Decorridas mais de três décadas desde sua estreia, “O Último dos Moicanos” mantém uma relevância impressionante, ao mesmo tempo que provoca reflexões, controvérsias e até desconforto. Sob a direção de Michael Mann, a história recua mais de meio século no tempo, reaproveitando elementos da adaptação de George B. Seitz, de 1936, e trazendo à tona uma experiência antropológica que tenta se aproximar da realidade dos primórdios da colonização europeia na América do Norte. Esse retrato histórico, abordado com método e frieza em “Hábito Negro” (1991), de Bruce Beresford, no contexto canadense, ganha uma dimensão mais visceral na visão de Mann.
A narrativa de Mann ilustra um momento crucial na formação dos Estados Unidos, um país que resistiu a consolidar sua identidade como potência global até meados do século 19. Após a Guerra Civil (1861-1865), que unificou norte e sul em torno de uma delicada reconciliação, os conflitos étnicos decorrentes da escravidão foram abafados. O norte, avesso ao legado moral da subjugação humana, confrontou o sul, cuja economia dependia profundamente do trabalho escravo. Esse confronto interno também refletia um cenário mais amplo de violência contra os povos indígenas. Antes da chegada dos colonizadores, estima-se que 18 milhões de nativos habitavam a América do Norte. Após séculos de extermínio e segregação, restou uma fração desse número, em grande parte devido a políticas que evitavam a miscigenação.
No centro da trama está o ano de 1757, durante o terceiro ano de uma feroz disputa entre França e Inglaterra pelo controle das colônias americanas. No limiar da extinção, três homens, últimos sobreviventes de um povo orgulhoso, habitam as margens do rio Hudson. Recusando alianças com qualquer potência estrangeira, eles concentram esforços na luta contra a opressão colonial, desafiando bravamente os invasores e atraindo para si a ira implacável do homem branco.
O filme abre com uma deslumbrante sequência panorâmica, revelando colinas verdes que dominavam o nordeste dos Estados Unidos no século 18. A câmera segue o protagonista correndo pela floresta, em uma perseguição frenética que encapsula a tensão da época. O roteiro, assinado por Mann, Christopher Crowe e Philip Dunne, utiliza muitos elementos da obra de James Fenimore Cooper, publicada em 1826, na qual tanto a versão de Seitz quanto a de Mann são baseadas. Aos poucos, Hawkeye, interpretado por Daniel Day-Lewis, emerge como o centro emocional do filme, impulsionado por seu relacionamento com Cora Munro, filha de um oficial britânico, vivida por Madeleine Stowe. A interpretação de Stowe combina uma sensualidade discreta com uma inocência palpável, tornando sua personagem um contraponto fascinante à intensidade de Hawkeye.

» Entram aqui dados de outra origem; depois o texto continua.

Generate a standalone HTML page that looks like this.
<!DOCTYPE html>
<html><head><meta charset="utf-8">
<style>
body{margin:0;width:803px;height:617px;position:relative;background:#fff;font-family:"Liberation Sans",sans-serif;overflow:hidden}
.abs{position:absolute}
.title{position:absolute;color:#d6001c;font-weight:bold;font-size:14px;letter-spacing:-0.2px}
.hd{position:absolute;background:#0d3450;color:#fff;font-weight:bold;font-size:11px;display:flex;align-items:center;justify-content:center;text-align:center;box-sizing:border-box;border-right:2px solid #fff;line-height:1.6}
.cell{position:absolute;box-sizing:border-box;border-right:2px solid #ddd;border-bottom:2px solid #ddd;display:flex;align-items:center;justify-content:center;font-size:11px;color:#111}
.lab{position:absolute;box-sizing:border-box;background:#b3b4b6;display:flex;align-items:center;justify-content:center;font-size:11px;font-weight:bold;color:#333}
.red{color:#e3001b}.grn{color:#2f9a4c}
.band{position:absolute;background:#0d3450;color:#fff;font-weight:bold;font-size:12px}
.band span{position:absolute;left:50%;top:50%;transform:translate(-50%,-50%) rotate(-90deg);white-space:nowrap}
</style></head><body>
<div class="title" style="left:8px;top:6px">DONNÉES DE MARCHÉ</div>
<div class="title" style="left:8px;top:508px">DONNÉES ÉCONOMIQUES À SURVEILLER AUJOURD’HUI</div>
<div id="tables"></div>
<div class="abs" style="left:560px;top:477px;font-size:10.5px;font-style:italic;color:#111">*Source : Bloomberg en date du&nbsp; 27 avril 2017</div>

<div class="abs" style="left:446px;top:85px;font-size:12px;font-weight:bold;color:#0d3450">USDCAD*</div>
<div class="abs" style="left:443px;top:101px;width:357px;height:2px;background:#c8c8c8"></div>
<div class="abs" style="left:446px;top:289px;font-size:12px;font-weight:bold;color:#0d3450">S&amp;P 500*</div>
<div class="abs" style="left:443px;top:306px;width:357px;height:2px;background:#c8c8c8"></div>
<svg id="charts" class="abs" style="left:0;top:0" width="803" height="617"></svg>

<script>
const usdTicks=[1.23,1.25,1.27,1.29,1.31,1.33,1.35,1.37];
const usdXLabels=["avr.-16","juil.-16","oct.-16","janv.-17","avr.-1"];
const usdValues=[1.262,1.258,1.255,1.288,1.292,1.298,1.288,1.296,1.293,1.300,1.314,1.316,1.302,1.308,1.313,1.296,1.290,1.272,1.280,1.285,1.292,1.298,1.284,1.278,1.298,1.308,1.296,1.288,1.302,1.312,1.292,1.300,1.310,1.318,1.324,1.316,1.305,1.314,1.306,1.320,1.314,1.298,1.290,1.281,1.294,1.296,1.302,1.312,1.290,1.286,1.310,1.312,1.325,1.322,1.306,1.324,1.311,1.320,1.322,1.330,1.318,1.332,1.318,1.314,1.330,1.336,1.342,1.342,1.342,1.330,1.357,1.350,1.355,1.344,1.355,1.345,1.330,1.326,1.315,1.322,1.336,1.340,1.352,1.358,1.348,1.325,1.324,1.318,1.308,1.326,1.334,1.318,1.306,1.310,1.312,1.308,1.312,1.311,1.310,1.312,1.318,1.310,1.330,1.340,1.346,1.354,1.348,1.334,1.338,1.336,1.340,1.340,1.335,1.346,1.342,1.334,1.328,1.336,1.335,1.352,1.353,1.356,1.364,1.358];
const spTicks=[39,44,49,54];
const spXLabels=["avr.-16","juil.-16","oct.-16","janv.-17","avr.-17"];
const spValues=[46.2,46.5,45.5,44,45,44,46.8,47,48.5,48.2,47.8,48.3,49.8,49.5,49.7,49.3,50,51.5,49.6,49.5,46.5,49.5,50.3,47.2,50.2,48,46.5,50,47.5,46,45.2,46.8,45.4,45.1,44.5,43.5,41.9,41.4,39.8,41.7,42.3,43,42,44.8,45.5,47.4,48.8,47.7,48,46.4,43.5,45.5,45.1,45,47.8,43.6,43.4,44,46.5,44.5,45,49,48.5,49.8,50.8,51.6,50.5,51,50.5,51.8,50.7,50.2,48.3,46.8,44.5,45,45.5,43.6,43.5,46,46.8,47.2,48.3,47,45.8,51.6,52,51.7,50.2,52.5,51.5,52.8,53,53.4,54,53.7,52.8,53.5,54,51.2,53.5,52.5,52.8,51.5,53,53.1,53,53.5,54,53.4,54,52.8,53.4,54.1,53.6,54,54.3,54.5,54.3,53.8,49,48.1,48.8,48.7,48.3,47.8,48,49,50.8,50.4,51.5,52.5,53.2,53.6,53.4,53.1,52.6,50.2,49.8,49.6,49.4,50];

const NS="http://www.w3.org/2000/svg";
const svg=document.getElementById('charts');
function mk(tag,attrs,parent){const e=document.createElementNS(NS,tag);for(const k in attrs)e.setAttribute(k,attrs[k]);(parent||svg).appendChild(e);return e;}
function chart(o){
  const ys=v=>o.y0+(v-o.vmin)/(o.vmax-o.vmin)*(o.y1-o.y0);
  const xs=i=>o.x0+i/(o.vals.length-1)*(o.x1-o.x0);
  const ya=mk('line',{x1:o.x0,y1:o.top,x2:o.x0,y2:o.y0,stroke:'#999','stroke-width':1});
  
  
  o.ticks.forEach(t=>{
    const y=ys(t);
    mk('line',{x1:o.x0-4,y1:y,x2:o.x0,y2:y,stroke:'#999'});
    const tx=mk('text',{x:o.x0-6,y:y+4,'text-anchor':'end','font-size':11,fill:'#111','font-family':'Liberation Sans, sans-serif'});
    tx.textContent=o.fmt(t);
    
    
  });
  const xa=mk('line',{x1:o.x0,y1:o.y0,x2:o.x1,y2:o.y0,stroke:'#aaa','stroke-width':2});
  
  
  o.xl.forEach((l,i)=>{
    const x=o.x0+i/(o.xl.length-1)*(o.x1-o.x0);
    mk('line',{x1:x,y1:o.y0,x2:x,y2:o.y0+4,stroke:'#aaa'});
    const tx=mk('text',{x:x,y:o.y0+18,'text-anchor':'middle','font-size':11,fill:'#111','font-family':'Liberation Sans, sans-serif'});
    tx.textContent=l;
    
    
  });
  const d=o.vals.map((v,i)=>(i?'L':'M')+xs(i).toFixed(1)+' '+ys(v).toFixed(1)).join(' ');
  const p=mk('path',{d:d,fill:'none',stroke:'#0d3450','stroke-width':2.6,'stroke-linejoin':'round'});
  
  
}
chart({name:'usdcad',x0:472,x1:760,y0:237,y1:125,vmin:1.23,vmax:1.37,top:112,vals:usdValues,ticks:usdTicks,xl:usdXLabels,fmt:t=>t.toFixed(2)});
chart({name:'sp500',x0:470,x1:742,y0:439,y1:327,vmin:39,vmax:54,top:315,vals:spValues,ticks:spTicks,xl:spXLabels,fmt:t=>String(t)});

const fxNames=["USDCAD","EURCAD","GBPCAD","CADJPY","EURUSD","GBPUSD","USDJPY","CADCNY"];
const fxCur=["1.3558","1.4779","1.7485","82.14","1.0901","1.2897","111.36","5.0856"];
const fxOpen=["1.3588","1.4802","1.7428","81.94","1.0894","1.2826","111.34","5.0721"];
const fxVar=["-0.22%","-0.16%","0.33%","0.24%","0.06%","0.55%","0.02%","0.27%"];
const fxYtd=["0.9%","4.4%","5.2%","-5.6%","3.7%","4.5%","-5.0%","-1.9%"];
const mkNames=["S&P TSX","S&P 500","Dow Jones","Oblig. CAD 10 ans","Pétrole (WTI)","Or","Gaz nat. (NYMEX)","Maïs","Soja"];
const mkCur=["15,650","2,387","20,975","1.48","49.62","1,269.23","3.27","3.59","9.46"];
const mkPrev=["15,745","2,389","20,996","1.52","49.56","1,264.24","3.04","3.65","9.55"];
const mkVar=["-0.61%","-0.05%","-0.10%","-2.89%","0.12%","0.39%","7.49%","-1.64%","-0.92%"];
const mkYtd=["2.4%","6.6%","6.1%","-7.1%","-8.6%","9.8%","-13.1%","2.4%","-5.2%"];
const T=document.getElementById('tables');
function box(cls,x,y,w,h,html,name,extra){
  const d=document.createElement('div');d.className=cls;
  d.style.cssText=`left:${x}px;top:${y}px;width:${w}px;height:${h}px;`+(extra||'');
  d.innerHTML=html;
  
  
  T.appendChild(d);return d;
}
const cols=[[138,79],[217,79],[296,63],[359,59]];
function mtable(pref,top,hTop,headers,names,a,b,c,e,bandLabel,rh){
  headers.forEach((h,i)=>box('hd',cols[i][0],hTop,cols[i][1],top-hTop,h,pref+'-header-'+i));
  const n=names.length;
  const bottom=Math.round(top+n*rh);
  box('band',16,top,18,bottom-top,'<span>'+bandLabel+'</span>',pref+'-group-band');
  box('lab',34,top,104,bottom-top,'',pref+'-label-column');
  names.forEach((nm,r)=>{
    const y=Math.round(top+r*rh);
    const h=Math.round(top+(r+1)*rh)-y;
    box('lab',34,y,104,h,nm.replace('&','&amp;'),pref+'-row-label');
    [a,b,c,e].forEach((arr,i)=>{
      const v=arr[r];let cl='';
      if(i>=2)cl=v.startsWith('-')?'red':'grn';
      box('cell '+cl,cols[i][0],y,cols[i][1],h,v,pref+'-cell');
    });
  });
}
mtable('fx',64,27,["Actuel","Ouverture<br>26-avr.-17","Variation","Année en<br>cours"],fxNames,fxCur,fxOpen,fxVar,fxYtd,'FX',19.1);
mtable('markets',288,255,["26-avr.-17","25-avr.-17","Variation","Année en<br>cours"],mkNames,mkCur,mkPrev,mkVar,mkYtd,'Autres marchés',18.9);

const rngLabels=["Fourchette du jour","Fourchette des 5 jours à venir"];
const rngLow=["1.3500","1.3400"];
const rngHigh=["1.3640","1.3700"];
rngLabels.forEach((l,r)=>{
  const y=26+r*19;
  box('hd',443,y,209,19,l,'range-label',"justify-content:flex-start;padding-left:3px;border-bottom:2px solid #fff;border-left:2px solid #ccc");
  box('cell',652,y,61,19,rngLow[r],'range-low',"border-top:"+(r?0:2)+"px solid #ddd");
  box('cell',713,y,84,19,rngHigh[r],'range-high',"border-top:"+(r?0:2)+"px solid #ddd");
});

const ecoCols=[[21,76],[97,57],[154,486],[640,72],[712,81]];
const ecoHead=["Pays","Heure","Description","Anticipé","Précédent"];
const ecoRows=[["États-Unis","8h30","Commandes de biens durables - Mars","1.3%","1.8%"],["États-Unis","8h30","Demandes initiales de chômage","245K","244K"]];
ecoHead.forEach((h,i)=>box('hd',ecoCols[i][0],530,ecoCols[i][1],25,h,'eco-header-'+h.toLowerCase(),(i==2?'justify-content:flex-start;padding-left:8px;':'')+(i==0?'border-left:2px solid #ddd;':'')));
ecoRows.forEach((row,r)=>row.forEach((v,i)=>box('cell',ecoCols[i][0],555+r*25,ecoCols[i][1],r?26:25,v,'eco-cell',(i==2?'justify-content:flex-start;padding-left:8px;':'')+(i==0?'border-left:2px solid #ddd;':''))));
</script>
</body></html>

Mann exerce uma liberdade criativa notável, reinterpretando a narrativa de Cooper para torná-la mais instigante e cinematograficamente impactante. Embora o romance entre Hawkeye e Cora seja exagerado em relação ao texto original, a química extraordinária entre Day-Lewis e Stowe justifica as escolhas narrativas. O casal entrega performances tão autênticas que qualquer excesso é perdoado. A melancolia que permeia a trama, combinada com a incerteza do destino de seus protagonistas, confere ao filme uma qualidade atemporal e profundamente tocante. Essa adaptação, ao mesmo tempo que presta tributo à versão de Seitz, destaca-se como uma reimaginação rica e visualmente deslumbrante, capturando a essência de um momento histórico marcado por perda, resistência e complexidade humana.